私の英語も少しずつ進歩しているが100%聞き取れるには程遠い。私がカードを引いて21になった時“よし”と力をこめて言ったら、彼らも真似して“よし”と言いながらやっている。
ディーラーの女性は2人1組になっていて1ゲームごとに交代する。1時間たつとそっくり別のペアーに入れ替わる。顔なじみのディーラーが出てきたので、この人は強いよ、いやこっちの方が強いよなど喋りながら楽しくやっていると手持ちが大分増えてきた。

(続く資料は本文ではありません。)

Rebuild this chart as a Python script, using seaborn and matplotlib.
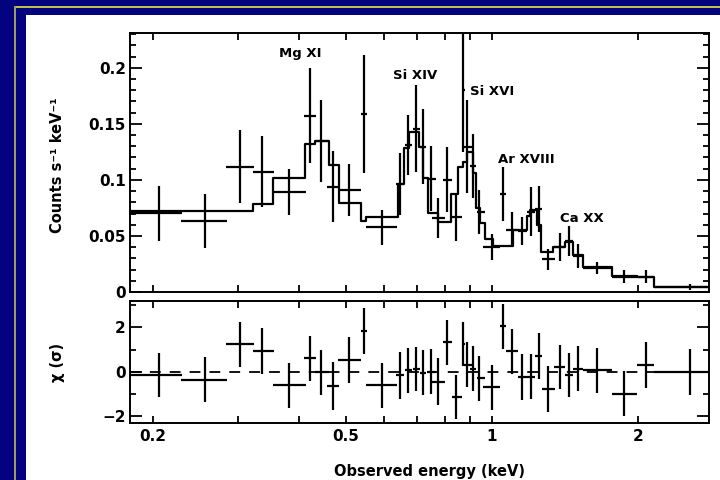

明らかにディーラーがペースを上げ客のポーカーチップを巻き上げようと動いてきた。“More slowly.”とペースを落すように何度も言う。ポーカーチップを置くときや、ヒット(もう1枚カードを引く)、ステイ(カードを引かない)の判断を遅らせたりするが、ディーラーも上からの指示でペースアップに必死だ。薄い水割りだが飲み続けているので大分酔ってきた。もう終わりにしよう。時計を見ると5:30だ。韓国人カップルがサンキューと握手を求めてきた。楽しめたのだろう。ポーカーチップを現金に替えると¥140,000になった。半分くらいは取り戻せたようだ。中村さんはとっくに引き上げている。
1月7日

オリンポスホテルのマッチ
モーニングコールはしていないのに8:00に電話が鳴った。趙さんだ。調子は最悪。今まではどこに行っても24:00までにはベッドにもぐりこんでいたから。朝食は取らず空港でうどんを食べる。飛行機の中ではずっと寝ていた。中村さんには迷惑をかけたようだ。ごめんなさい。